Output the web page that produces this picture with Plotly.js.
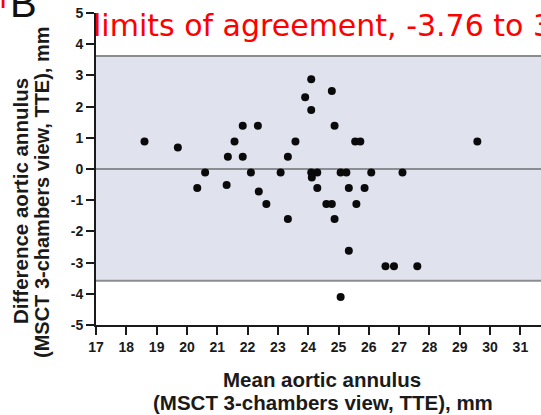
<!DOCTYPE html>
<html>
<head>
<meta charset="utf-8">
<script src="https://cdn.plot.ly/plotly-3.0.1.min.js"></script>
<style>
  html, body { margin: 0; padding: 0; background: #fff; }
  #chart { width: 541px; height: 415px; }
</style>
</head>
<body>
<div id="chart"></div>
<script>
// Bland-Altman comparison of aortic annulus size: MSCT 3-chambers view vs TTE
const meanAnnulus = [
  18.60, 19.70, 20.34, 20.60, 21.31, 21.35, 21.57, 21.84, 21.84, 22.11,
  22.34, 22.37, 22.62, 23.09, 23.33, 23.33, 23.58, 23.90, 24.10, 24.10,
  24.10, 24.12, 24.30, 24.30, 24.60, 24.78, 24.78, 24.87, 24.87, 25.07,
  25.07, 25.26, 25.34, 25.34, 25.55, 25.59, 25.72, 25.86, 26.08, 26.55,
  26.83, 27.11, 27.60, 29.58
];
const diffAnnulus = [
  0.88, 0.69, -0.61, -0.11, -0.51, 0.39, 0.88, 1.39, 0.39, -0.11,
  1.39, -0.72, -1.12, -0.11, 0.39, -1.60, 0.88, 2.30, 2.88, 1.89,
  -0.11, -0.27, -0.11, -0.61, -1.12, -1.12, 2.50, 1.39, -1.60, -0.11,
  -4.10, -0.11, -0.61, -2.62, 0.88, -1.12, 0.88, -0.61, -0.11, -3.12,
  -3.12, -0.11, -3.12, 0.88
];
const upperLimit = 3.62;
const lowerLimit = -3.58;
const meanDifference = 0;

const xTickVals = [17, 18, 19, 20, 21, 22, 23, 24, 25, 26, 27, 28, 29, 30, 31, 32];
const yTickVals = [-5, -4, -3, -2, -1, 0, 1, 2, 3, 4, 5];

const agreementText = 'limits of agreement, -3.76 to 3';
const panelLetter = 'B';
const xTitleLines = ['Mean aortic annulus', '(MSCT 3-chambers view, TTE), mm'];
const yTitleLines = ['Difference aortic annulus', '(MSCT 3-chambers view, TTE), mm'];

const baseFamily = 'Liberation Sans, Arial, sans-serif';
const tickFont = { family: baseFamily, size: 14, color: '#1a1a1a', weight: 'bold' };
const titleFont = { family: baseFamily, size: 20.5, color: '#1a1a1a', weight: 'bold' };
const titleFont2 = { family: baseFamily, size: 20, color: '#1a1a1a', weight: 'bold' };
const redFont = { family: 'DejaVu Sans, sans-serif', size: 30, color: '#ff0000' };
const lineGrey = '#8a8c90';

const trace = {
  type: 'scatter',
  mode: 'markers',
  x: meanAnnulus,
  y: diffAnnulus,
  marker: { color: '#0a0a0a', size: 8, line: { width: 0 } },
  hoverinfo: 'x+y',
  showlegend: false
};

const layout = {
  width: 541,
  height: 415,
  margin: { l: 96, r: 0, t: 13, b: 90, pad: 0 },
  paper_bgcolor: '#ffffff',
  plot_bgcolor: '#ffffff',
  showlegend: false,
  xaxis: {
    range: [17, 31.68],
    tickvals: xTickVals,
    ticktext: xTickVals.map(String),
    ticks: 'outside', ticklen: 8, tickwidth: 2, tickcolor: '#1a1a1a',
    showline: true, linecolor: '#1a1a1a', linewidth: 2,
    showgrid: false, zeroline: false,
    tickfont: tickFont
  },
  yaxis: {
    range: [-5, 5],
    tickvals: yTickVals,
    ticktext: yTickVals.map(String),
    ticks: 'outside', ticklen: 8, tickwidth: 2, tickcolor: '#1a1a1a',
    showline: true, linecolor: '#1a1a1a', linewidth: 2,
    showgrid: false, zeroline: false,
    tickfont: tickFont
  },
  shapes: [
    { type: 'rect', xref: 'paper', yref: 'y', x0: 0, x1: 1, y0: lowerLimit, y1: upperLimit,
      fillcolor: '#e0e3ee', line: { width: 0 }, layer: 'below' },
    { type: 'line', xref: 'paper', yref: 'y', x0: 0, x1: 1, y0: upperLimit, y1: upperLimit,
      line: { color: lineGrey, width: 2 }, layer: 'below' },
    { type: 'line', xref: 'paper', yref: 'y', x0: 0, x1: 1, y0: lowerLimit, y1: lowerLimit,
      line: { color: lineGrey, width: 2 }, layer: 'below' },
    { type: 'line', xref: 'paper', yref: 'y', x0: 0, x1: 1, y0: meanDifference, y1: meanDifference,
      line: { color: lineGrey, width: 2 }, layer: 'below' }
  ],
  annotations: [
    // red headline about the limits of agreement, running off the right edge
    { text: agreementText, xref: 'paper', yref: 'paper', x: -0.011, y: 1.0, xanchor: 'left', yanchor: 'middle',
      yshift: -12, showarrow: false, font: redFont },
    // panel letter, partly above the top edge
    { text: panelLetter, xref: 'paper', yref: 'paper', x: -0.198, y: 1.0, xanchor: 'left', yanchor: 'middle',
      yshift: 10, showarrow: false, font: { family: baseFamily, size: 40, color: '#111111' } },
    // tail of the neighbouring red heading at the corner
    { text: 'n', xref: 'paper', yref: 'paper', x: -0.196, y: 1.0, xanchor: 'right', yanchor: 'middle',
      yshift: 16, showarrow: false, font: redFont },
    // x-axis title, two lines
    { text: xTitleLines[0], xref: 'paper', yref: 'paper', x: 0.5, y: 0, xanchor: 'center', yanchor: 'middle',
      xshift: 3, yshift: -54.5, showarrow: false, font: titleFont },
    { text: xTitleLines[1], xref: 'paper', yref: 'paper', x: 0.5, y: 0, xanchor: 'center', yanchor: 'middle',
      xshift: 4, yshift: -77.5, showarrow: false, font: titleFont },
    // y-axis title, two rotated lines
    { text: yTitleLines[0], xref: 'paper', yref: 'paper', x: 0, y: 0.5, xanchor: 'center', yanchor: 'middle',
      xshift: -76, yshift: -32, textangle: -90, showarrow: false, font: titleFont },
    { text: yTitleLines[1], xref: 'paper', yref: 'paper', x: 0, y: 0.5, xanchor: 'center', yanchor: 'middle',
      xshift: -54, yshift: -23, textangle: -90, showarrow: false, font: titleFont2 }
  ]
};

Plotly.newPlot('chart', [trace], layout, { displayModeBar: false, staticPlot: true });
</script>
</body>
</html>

━━━━━━━━━━━━━━━━

# Problem description:
Leave out the pictures and transcribe everything else exactly.

# Response to this exercise:
Output the web page that produces this picture with Plotly.js.
<!DOCTYPE html>
<html>
<head>
<meta charset="utf-8">
<script src="https://cdn.plot.ly/plotly-3.0.1.min.js"></script>
<style>
  html, body { margin: 0; padding: 0; background: #fff; }
  #chart { width: 541px; height: 415px; }
</style>
</head>
<body>
<div id="chart"></div>
<script>
// Bland-Altman comparison of aortic annulus size: MSCT 3-chambers view vs TTE
const meanAnnulus = [
  18.60, 19.70, 20.34, 20.60, 21.31, 21.35, 21.57, 21.84, 21.84, 22.11,
  22.34, 22.37, 22.62, 23.09, 23.33, 23.33, 23.58, 23.90, 24.10, 24.10,
  24.10, 24.12, 24.30, 24.30, 24.60, 24.78, 24.78, 24.87, 24.87, 25.07,
  25.07, 25.26, 25.34, 25.34, 25.55, 25.59, 25.72, 25.86, 26.08, 26.55,
  26.83, 27.11, 27.60, 29.58
];
const diffAnnulus = [
  0.88, 0.69, -0.61, -0.11, -0.51, 0.39, 0.88, 1.39, 0.39, -0.11,
  1.39, -0.72, -1.12, -0.11, 0.39, -1.60, 0.88, 2.30, 2.88, 1.89,
  -0.11, -0.27, -0.11, -0.61, -1.12, -1.12, 2.50, 1.39, -1.60, -0.11,
  -4.10, -0.11, -0.61, -2.62, 0.88, -1.12, 0.88, -0.61, -0.11, -3.12,
  -3.12, -0.11, -3.12, 0.88
];
const upperLimit = 3.62;
const lowerLimit = -3.58;
const meanDifference = 0;

const xTickVals = [17, 18, 19, 20, 21, 22, 23, 24, 25, 26, 27, 28, 29, 30, 31, 32];
const yTickVals = [-5, -4, -3, -2, -1, 0, 1, 2, 3, 4, 5];

const agreementText = 'limits of agreement, -3.76 to 3';
const panelLetter = 'B';
const xTitleLines = ['Mean aortic annulus', '(MSCT 3-chambers view, TTE), mm'];
const yTitleLines = ['Difference aortic annulus', '(MSCT 3-chambers view, TTE), mm'];

const baseFamily = 'Liberation Sans, Arial, sans-serif';
const tickFont = { family: baseFamily, size: 14, color: '#1a1a1a', weight: 'bold' };
const titleFont = { family: baseFamily, size: 20.5, color: '#1a1a1a', weight: 'bold' };
const titleFont2 = { family: baseFamily, size: 20, color: '#1a1a1a', weight: 'bold' };
const redFont = { family: 'DejaVu Sans, sans-serif', size: 30, color: '#ff0000' };
const lineGrey = '#8a8c90';

const trace = {
  type: 'scatter',
  mode: 'markers',
  x: meanAnnulus,
  y: diffAnnulus,
  marker: { color: '#0a0a0a', size: 8, line: { width: 0 } },
  hoverinfo: 'x+y',
  showlegend: false
};

const layout = {
  width: 541,
  height: 415,
  margin: { l: 96, r: 0, t: 13, b: 90, pad: 0 },
  paper_bgcolor: '#ffffff',
  plot_bgcolor: '#ffffff',
  showlegend: false,
  xaxis: {
    range: [17, 31.68],
    tickvals: xTickVals,
    ticktext: xTickVals.map(String),
    ticks: 'outside', ticklen: 8, tickwidth: 2, tickcolor: '#1a1a1a',
    showline: true, linecolor: '#1a1a1a', linewidth: 2,
    showgrid: false, zeroline: false,
    tickfont: tickFont
  },
  yaxis: {
    range: [-5, 5],
    tickvals: yTickVals,
    ticktext: yTickVals.map(String),
    ticks: 'outside', ticklen: 8, tickwidth: 2, tickcolor: '#1a1a1a',
    showline: true, linecolor: '#1a1a1a', linewidth: 2,
    showgrid: false, zeroline: false,
    tickfont: tickFont
  },
  shapes: [
    { type: 'rect', xref: 'paper', yref: 'y', x0: 0, x1: 1, y0: lowerLimit, y1: upperLimit,
      fillcolor: '#e0e3ee', line: { width: 0 }, layer: 'below' },
    { type: 'line', xref: 'paper', yref: 'y', x0: 0, x1: 1, y0: upperLimit, y1: upperLimit,
      line: { color: lineGrey, width: 2 }, layer: 'below' },
    { type: 'line', xref: 'paper', yref: 'y', x0: 0, x1: 1, y0: lowerLimit, y1: lowerLimit,
      line: { color: lineGrey, width: 2 }, layer: 'below' },
    { type: 'line', xref: 'paper', yref: 'y', x0: 0, x1: 1, y0: meanDifference, y1: meanDifference,
      line: { color: lineGrey, width: 2 }, layer: 'below' }
  ],
  annotations: [
    // red headline about the limits of agreement, running off the right edge
    { text: agreementText, xref: 'paper', yref: 'paper', x: -0.011, y: 1.0, xanchor: 'left', yanchor: 'middle',
      yshift: -12, showarrow: false, font: redFont },
    // panel letter, partly above the top edge
    { text: panelLetter, xref: 'paper', yref: 'paper', x: -0.198, y: 1.0, xanchor: 'left', yanchor: 'middle',
      yshift: 10, showarrow: false, font: { family: baseFamily, size: 40, color: '#111111' } },
    // tail of the neighbouring red heading at the corner
    { text: 'n', xref: 'paper', yref: 'paper', x: -0.196, y: 1.0, xanchor: 'right', yanchor: 'middle',
      yshift: 16, showarrow: false, font: redFont },
    // x-axis title, two lines
    { text: xTitleLines[0], xref: 'paper', yref: 'paper', x: 0.5, y: 0, xanchor: 'center', yanchor: 'middle',
      xshift: 3, yshift: -54.5, showarrow: false, font: titleFont },
    { text: xTitleLines[1], xref: 'paper', yref: 'paper', x: 0.5, y: 0, xanchor: 'center', yanchor: 'middle',
      xshift: 4, yshift: -77.5, showarrow: false, font: titleFont },
    // y-axis title, two rotated lines
    { text: yTitleLines[0], xref: 'paper', yref: 'paper', x: 0, y: 0.5, xanchor: 'center', yanchor: 'middle',
      xshift: -76, yshift: -32, textangle: -90, showarrow: false, font: titleFont },
    { text: yTitleLines[1], xref: 'paper', yref: 'paper', x: 0, y: 0.5, xanchor: 'center', yanchor: 'middle',
      xshift: -54, yshift: -23, textangle: -90, showarrow: false, font: titleFont2 }
  ]
};

Plotly.newPlot('chart', [trace], layout, { displayModeBar: false, staticPlot: true });
</script>
</body>
</html>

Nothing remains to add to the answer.